**Exercise brief**. Stop at the line containing "plt.rcParams['mathtext.fontset'] = 'dejavusans'": repeat exactly every line of the entries below from the first up to it, plus that line, with pictures omitted.
---------- Data for this exercise ----------
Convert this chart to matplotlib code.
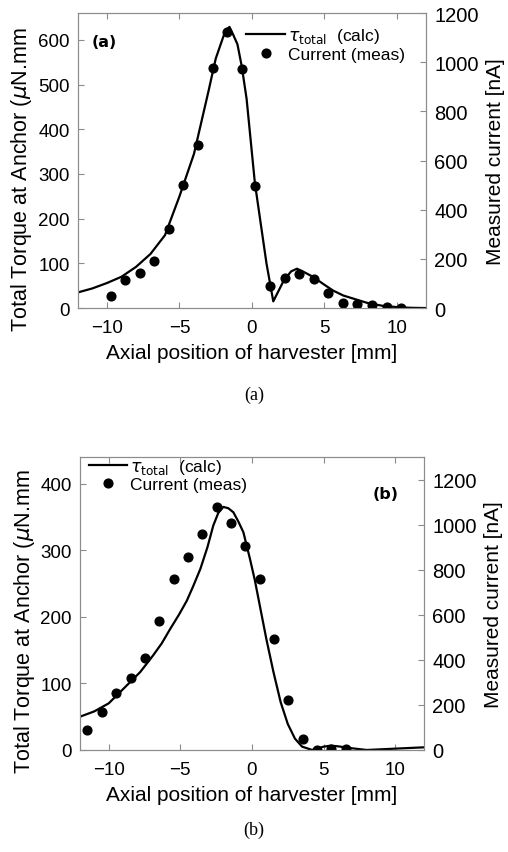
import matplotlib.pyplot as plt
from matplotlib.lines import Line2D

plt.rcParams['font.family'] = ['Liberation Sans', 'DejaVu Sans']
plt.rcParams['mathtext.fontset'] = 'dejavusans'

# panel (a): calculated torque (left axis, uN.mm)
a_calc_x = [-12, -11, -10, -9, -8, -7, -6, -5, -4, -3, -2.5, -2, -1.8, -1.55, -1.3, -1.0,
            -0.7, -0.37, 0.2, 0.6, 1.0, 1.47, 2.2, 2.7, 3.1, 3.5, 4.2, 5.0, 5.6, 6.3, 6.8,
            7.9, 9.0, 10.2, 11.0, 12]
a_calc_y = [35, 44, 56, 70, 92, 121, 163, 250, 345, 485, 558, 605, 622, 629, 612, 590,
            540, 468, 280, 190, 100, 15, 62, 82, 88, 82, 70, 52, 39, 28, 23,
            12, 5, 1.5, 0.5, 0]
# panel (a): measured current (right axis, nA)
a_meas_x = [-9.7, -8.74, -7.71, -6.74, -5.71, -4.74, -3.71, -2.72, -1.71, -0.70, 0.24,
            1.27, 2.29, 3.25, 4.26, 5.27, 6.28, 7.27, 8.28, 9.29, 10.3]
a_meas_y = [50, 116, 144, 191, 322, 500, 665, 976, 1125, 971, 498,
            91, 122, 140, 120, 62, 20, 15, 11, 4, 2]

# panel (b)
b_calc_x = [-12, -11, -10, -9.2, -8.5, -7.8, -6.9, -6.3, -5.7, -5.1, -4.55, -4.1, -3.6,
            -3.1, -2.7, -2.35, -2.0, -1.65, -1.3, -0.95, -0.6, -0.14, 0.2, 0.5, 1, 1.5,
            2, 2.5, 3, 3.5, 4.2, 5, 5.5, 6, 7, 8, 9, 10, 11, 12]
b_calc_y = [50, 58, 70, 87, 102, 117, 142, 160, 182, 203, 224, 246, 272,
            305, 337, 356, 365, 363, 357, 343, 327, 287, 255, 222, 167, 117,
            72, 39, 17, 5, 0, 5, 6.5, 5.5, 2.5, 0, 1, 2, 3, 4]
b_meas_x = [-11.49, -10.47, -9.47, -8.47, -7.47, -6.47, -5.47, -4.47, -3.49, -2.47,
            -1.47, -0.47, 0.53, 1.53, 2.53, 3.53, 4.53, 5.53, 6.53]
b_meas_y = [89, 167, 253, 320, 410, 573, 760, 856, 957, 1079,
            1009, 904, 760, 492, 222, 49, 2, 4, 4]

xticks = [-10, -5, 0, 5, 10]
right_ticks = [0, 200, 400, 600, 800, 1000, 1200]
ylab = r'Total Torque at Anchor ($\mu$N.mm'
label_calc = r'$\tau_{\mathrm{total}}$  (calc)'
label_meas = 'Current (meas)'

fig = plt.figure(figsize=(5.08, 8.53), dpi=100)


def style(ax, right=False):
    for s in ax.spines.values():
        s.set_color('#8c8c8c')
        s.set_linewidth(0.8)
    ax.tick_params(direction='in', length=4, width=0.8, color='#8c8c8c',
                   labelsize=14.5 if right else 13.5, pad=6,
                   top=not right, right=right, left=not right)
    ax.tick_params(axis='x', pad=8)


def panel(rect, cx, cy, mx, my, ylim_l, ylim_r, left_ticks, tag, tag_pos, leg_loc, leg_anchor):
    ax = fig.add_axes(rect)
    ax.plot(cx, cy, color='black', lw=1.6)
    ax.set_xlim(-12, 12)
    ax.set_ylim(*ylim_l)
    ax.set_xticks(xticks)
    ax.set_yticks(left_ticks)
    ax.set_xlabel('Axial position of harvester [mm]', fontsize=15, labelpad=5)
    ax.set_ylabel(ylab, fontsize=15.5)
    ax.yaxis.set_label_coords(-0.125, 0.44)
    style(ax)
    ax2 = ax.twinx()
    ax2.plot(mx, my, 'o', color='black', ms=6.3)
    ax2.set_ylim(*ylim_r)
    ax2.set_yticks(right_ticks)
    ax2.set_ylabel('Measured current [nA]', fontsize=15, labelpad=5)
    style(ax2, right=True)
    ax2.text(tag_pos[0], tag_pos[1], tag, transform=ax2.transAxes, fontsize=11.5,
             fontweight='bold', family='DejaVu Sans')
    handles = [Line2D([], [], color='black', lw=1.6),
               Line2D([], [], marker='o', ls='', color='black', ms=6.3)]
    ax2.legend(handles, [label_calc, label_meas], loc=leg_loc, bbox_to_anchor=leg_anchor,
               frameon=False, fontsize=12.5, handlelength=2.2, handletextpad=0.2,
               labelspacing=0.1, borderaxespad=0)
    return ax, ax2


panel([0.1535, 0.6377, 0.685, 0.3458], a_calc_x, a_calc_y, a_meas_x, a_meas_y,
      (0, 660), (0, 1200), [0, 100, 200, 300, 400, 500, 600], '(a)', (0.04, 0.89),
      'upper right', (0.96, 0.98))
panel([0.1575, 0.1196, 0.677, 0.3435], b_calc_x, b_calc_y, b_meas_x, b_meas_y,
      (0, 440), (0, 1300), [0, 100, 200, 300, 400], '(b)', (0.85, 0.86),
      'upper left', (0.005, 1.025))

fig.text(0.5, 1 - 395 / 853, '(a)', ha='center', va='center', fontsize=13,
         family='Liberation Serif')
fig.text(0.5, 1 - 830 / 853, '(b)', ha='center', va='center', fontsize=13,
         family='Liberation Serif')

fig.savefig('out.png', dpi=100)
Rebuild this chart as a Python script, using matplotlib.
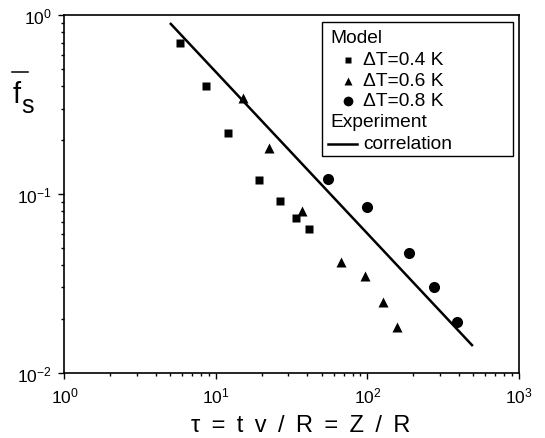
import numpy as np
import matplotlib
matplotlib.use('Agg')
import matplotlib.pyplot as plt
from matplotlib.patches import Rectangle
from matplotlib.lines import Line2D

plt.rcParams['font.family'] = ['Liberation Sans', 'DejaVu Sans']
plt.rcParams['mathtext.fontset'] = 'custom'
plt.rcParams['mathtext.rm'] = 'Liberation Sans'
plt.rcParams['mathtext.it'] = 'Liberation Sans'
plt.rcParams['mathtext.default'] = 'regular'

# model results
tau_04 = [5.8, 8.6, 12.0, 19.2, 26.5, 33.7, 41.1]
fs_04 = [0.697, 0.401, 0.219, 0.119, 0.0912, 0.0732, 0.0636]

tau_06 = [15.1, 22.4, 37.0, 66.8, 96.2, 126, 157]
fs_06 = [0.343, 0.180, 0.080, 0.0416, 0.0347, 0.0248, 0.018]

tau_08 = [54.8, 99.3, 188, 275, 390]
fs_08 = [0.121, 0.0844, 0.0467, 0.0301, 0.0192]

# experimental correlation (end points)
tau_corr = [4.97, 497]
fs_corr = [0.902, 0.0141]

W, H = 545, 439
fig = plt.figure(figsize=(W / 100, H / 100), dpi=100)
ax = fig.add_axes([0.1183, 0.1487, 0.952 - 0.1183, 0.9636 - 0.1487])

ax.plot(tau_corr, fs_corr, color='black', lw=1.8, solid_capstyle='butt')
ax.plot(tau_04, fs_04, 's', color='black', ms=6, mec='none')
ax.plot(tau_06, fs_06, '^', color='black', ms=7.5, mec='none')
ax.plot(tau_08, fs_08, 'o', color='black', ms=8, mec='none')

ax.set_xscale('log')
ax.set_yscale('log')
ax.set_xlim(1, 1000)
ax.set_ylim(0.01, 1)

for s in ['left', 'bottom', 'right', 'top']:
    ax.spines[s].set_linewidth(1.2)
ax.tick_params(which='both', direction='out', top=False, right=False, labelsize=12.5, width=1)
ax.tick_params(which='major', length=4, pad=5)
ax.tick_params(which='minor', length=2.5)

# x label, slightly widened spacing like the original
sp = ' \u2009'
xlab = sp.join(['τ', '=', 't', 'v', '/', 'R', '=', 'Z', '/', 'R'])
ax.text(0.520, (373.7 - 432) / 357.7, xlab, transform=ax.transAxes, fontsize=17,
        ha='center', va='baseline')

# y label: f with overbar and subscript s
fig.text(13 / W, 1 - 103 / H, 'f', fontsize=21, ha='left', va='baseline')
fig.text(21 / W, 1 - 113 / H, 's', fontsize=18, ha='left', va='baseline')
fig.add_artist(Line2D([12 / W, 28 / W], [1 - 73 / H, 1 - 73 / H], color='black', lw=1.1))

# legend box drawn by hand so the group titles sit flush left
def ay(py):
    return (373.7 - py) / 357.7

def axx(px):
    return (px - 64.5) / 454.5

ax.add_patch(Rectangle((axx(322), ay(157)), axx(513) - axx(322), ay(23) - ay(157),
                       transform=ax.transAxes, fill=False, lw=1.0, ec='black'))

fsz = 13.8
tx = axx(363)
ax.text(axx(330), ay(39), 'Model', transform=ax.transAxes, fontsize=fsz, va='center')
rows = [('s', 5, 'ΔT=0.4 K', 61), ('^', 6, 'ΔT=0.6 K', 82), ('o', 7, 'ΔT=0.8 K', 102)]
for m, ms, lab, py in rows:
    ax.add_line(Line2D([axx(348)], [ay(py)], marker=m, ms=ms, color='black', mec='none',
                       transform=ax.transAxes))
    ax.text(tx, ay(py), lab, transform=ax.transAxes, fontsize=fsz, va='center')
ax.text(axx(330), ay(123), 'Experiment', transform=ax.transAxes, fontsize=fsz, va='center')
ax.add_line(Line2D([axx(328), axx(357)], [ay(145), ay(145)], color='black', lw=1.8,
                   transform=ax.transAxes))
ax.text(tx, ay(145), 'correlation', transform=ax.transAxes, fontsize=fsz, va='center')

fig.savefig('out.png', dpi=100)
----------
**Exercise answer**.
Convert this chart to matplotlib code.
import matplotlib.pyplot as plt
from matplotlib.lines import Line2D

plt.rcParams['font.family'] = ['Liberation Sans', 'DejaVu Sans']
plt.rcParams['mathtext.fontset'] = 'dejavusans'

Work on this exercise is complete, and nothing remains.